THE EXERCISE
Repeat exactly the lines running from the first line of the data to the line containing "ax.set_ylim(0.831, 9.1)", both ends included, and nothing else; drop the pictures.

#### DATA BLOCK

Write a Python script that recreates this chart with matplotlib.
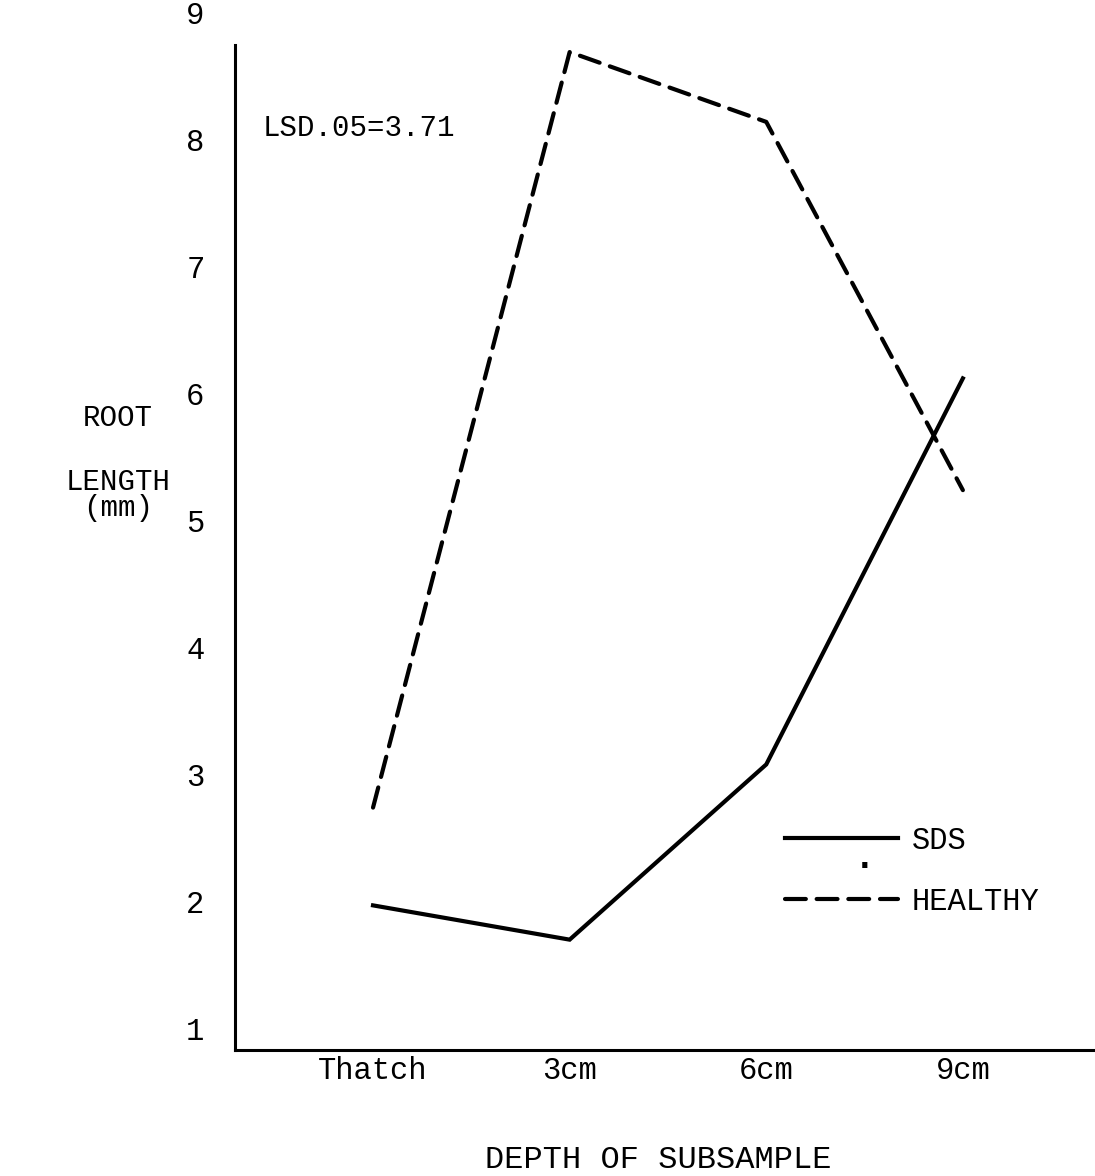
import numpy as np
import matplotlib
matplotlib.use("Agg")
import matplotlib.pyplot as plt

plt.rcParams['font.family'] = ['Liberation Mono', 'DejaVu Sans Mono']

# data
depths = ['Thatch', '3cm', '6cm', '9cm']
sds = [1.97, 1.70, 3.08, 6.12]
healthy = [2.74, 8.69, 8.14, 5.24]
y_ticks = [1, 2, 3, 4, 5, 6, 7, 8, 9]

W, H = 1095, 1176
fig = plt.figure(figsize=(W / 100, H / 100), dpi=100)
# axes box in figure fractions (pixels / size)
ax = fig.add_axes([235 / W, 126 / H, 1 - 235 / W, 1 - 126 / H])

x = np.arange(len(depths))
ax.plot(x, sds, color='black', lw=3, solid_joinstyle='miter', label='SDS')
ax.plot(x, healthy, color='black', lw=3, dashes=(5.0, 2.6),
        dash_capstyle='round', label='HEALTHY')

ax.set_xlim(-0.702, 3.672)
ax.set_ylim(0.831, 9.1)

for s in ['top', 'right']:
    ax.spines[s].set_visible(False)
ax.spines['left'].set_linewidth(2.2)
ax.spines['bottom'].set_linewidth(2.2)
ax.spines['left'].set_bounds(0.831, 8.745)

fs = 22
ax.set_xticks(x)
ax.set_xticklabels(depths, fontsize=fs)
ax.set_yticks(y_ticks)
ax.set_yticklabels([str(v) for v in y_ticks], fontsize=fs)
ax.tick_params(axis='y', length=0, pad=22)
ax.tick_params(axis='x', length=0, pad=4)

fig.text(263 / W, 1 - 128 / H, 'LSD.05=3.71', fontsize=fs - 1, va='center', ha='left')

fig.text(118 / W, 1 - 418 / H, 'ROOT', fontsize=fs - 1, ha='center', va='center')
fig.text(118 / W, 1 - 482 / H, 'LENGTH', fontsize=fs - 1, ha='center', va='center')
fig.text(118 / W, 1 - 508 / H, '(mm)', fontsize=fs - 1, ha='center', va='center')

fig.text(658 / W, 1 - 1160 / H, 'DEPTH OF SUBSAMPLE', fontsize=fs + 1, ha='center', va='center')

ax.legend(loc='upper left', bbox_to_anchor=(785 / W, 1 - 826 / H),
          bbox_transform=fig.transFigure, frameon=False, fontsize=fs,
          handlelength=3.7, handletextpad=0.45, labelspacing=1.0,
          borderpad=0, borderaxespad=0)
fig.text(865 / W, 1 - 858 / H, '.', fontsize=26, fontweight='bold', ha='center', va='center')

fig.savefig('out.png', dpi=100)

########

COMPLETED TASK
Write a Python script that recreates this chart with matplotlib.
import numpy as np
import matplotlib
matplotlib.use("Agg")
import matplotlib.pyplot as plt

plt.rcParams['font.family'] = ['Liberation Mono', 'DejaVu Sans Mono']

# data
depths = ['Thatch', '3cm', '6cm', '9cm']
sds = [1.97, 1.70, 3.08, 6.12]
healthy = [2.74, 8.69, 8.14, 5.24]
y_ticks = [1, 2, 3, 4, 5, 6, 7, 8, 9]

W, H = 1095, 1176
fig = plt.figure(figsize=(W / 100, H / 100), dpi=100)
# axes box in figure fractions (pixels / size)
ax = fig.add_axes([235 / W, 126 / H, 1 - 235 / W, 1 - 126 / H])

x = np.arange(len(depths))
ax.plot(x, sds, color='black', lw=3, solid_joinstyle='miter', label='SDS')
ax.plot(x, healthy, color='black', lw=3, dashes=(5.0, 2.6),
        dash_capstyle='round', label='HEALTHY')

ax.set_xlim(-0.702, 3.672)
ax.set_ylim(0.831, 9.1)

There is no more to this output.